What you are asked to do :: Send each entry back exactly as given, pictures excluded.
__________________________________________________
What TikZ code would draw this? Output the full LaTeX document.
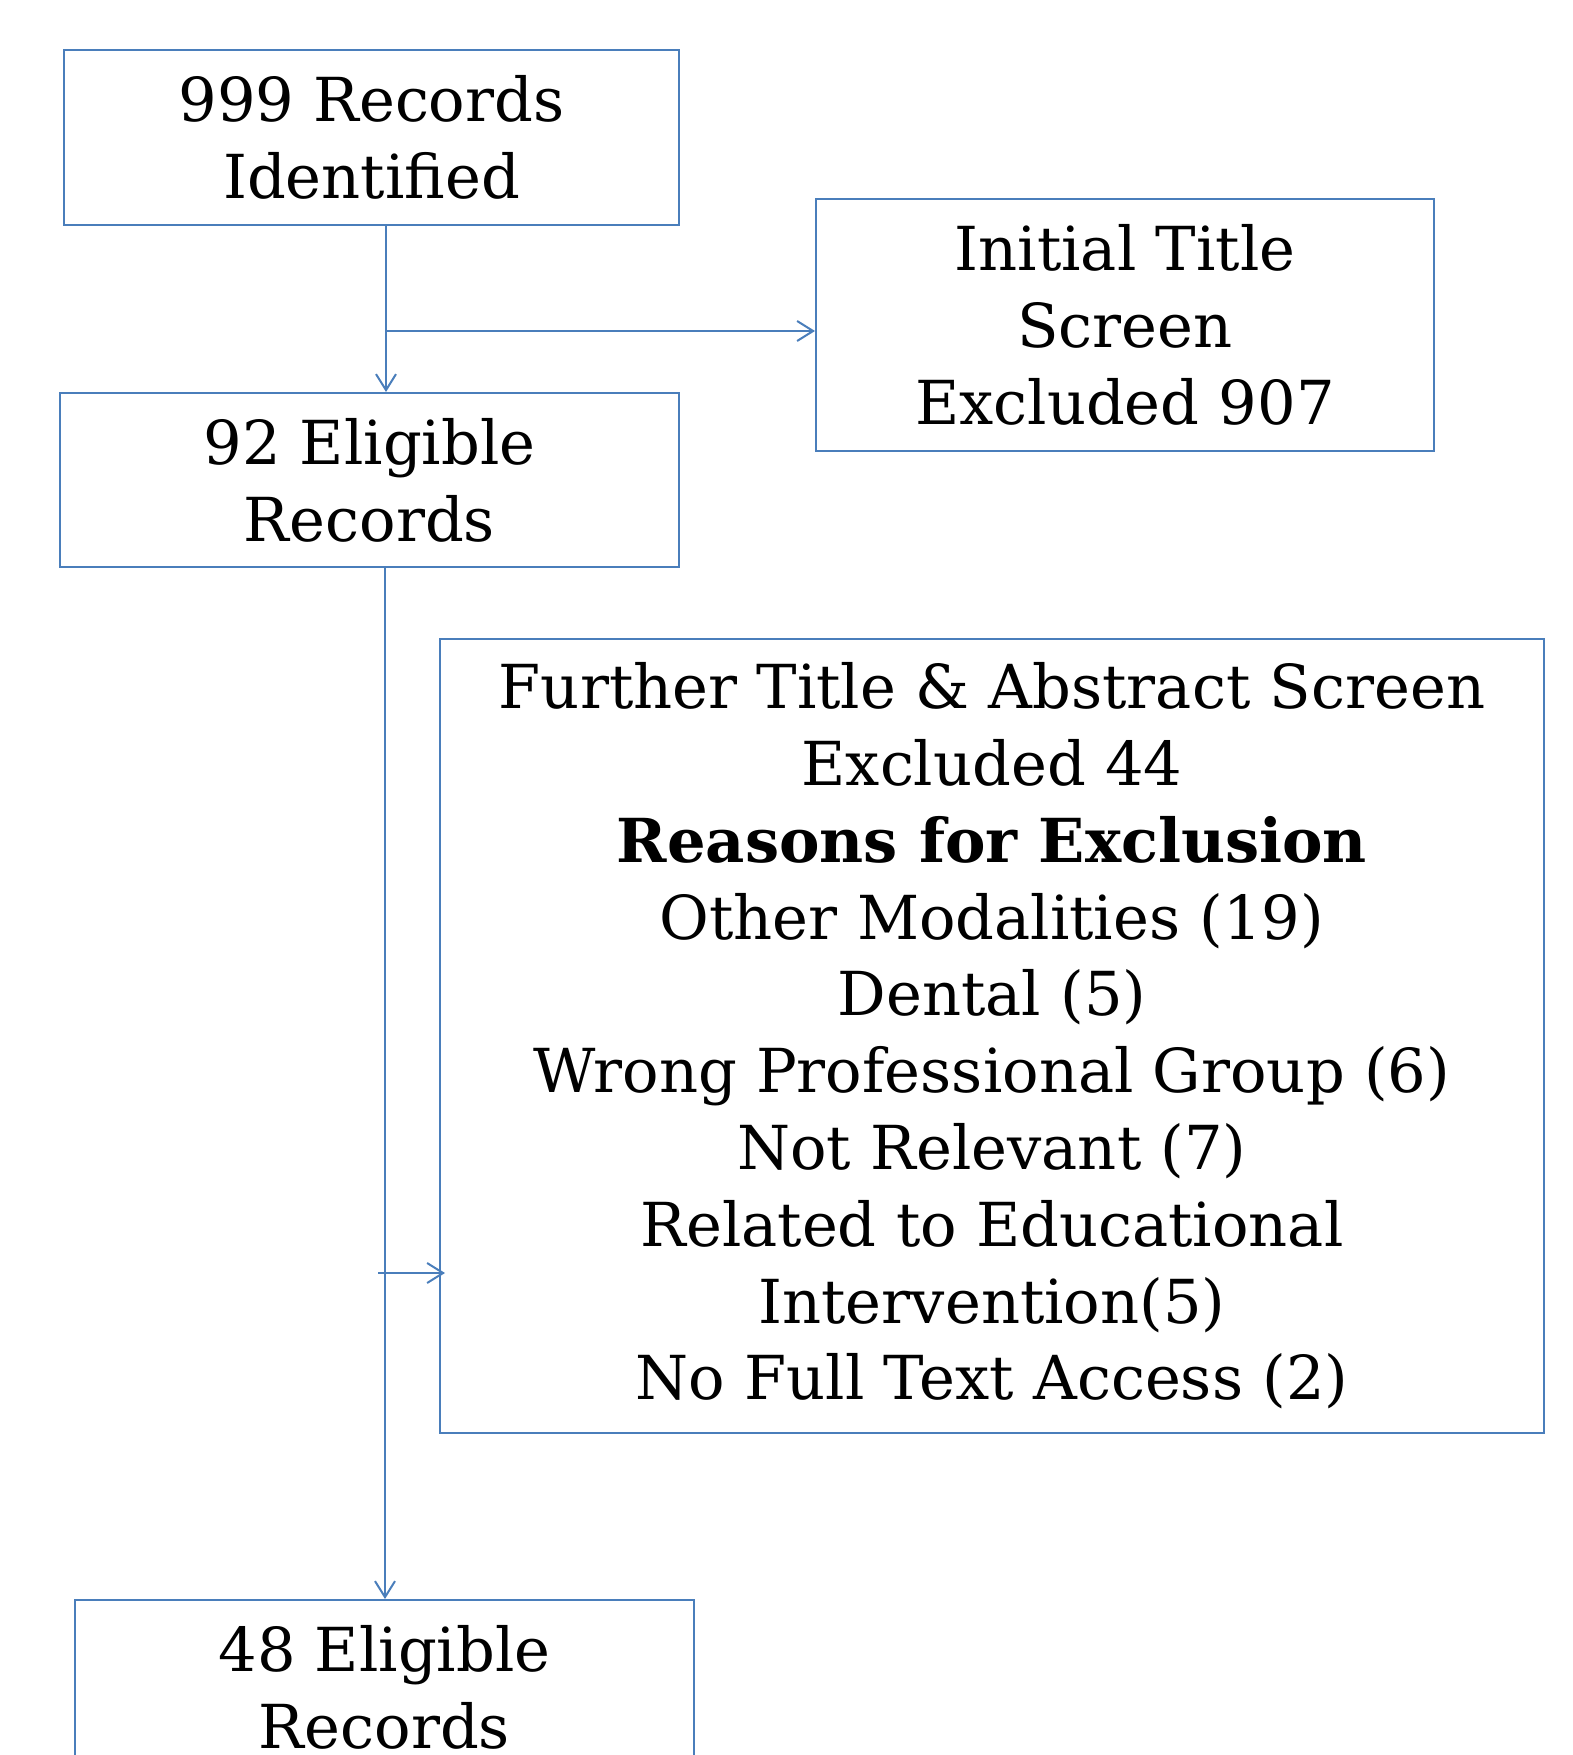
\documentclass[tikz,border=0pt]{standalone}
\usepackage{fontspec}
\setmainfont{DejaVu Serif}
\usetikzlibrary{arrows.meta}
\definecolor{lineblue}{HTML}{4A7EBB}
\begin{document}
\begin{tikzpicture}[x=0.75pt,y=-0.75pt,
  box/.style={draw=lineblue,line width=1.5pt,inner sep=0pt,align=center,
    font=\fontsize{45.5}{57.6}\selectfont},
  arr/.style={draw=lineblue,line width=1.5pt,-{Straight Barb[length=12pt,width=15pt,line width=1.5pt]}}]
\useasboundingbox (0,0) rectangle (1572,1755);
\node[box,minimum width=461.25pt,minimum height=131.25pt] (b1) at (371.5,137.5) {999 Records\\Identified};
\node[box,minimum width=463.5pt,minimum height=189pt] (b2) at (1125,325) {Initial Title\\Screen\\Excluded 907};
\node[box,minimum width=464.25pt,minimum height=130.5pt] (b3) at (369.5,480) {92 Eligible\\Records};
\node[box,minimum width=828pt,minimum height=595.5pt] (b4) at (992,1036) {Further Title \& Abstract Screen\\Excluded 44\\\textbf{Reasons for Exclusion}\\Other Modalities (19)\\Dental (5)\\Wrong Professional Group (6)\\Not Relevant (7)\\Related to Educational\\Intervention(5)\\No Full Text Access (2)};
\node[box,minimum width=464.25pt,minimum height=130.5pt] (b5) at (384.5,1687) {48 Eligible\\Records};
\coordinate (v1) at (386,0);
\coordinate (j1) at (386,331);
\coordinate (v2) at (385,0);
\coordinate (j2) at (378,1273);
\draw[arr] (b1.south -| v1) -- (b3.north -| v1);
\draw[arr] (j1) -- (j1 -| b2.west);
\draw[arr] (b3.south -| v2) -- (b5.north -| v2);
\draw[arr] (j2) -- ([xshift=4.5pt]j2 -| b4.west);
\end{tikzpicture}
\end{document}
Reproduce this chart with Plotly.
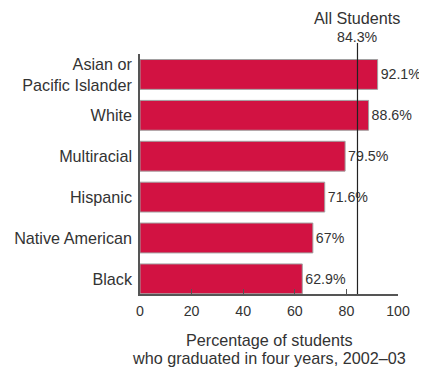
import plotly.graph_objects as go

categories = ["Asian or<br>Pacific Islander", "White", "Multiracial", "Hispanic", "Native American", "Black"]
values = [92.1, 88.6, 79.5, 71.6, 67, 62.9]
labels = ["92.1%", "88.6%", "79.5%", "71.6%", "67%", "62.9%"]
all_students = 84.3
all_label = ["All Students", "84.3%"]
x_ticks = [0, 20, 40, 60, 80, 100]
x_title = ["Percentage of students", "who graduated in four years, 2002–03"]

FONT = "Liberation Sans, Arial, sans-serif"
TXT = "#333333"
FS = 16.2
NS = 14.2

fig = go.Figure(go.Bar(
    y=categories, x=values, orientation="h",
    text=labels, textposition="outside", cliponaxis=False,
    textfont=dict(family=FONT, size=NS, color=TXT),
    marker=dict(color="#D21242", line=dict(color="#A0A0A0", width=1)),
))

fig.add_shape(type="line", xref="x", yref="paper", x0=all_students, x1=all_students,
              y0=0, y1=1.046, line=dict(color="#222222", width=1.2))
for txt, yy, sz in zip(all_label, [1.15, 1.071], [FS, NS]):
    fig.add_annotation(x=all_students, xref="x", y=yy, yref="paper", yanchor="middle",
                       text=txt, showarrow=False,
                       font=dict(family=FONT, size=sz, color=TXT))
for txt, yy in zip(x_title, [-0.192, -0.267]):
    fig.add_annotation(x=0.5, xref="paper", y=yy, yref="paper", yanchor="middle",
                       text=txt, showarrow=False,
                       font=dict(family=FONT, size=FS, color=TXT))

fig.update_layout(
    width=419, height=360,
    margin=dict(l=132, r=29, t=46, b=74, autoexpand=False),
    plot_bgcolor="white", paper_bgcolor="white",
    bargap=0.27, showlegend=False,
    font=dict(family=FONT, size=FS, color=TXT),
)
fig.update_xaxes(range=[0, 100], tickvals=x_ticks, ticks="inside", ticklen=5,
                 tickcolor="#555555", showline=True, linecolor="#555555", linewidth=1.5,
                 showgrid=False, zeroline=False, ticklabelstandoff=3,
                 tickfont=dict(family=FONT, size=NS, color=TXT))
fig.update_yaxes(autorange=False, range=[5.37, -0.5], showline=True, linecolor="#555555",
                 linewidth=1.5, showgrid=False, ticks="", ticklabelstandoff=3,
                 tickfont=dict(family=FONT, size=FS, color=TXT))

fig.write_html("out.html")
__________________________________________________
Expected answer ::
What TikZ code would draw this? Output the full LaTeX document.
\documentclass[tikz,border=0pt]{standalone}
\usepackage{fontspec}
\setmainfont{DejaVu Serif}
\usetikzlibrary{arrows.meta}
\definecolor{lineblue}{HTML}{4A7EBB}
\begin{document}
\begin{tikzpicture}[x=0.75pt,y=-0.75pt,
  box/.style={draw=lineblue,line width=1.5pt,inner sep=0pt,align=center,
    font=\fontsize{45.5}{57.6}\selectfont},
  arr/.style={draw=lineblue,line width=1.5pt,-{Straight Barb[length=12pt,width=15pt,line width=1.5pt]}}]
\useasboundingbox (0,0) rectangle (1572,1755);
\node[box,minimum width=461.25pt,minimum height=131.25pt] (b1) at (371.5,137.5) {999 Records\\Identified};
\node[box,minimum width=463.5pt,minimum height=189pt] (b2) at (1125,325) {Initial Title\\Screen\\Excluded 907};
\node[box,minimum width=464.25pt,minimum height=130.5pt] (b3) at (369.5,480) {92 Eligible\\Records};
\node[box,minimum width=828pt,minimum height=595.5pt] (b4) at (992,1036) {Further Title \& Abstract Screen\\Excluded 44\\\textbf{Reasons for Exclusion}\\Other Modalities (19)\\Dental (5)\\Wrong Professional Group (6)\\Not Relevant (7)\\Related to Educational\\Intervention(5)\\No Full Text Access (2)};
\node[box,minimum width=464.25pt,minimum height=130.5pt] (b5) at (384.5,1687) {48 Eligible\\Records};
\coordinate (v1) at (386,0);
\coordinate (j1) at (386,331);
\coordinate (v2) at (385,0);
\coordinate (j2) at (378,1273);
\draw[arr] (b1.south -| v1) -- (b3.north -| v1);
\draw[arr] (j1) -- (j1 -| b2.west);
\draw[arr] (b3.south -| v2) -- (b5.north -| v2);
\draw[arr] (j2) -- ([xshift=4.5pt]j2 -| b4.west);
\end{tikzpicture}
\end{document}
Reproduce this chart with Plotly.
import plotly.graph_objects as go

categories = ["Asian or<br>Pacific Islander", "White", "Multiracial", "Hispanic", "Native American", "Black"]
values = [92.1, 88.6, 79.5, 71.6, 67, 62.9]
labels = ["92.1%", "88.6%", "79.5%", "71.6%", "67%", "62.9%"]
all_students = 84.3
all_label = ["All Students", "84.3%"]
x_ticks = [0, 20, 40, 60, 80, 100]
x_title = ["Percentage of students", "who graduated in four years, 2002–03"]

FONT = "Liberation Sans, Arial, sans-serif"
TXT = "#333333"
FS = 16.2
NS = 14.2

fig = go.Figure(go.Bar(
    y=categories, x=values, orientation="h",
    text=labels, textposition="outside", cliponaxis=False,
    textfont=dict(family=FONT, size=NS, color=TXT),
    marker=dict(color="#D21242", line=dict(color="#A0A0A0", width=1)),
))

fig.add_shape(type="line", xref="x", yref="paper", x0=all_students, x1=all_students,
              y0=0, y1=1.046, line=dict(color="#222222", width=1.2))
for txt, yy, sz in zip(all_label, [1.15, 1.071], [FS, NS]):
    fig.add_annotation(x=all_students, xref="x", y=yy, yref="paper", yanchor="middle",
                       text=txt, showarrow=False,
                       font=dict(family=FONT, size=sz, color=TXT))
for txt, yy in zip(x_title, [-0.192, -0.267]):
    fig.add_annotation(x=0.5, xref="paper", y=yy, yref="paper", yanchor="middle",
                       text=txt, showarrow=False,
                       font=dict(family=FONT, size=FS, color=TXT))

fig.update_layout(
    width=419, height=360,
    margin=dict(l=132, r=29, t=46, b=74, autoexpand=False),
    plot_bgcolor="white", paper_bgcolor="white",
    bargap=0.27, showlegend=False,
    font=dict(family=FONT, size=FS, color=TXT),
)
fig.update_xaxes(range=[0, 100], tickvals=x_ticks, ticks="inside", ticklen=5,
                 tickcolor="#555555", showline=True, linecolor="#555555", linewidth=1.5,
                 showgrid=False, zeroline=False, ticklabelstandoff=3,
                 tickfont=dict(family=FONT, size=NS, color=TXT))
fig.update_yaxes(autorange=False, range=[5.37, -0.5], showline=True, linecolor="#555555",
                 linewidth=1.5, showgrid=False, ticks="", ticklabelstandoff=3,
                 tickfont=dict(family=FONT, size=FS, color=TXT))

fig.write_html("out.html")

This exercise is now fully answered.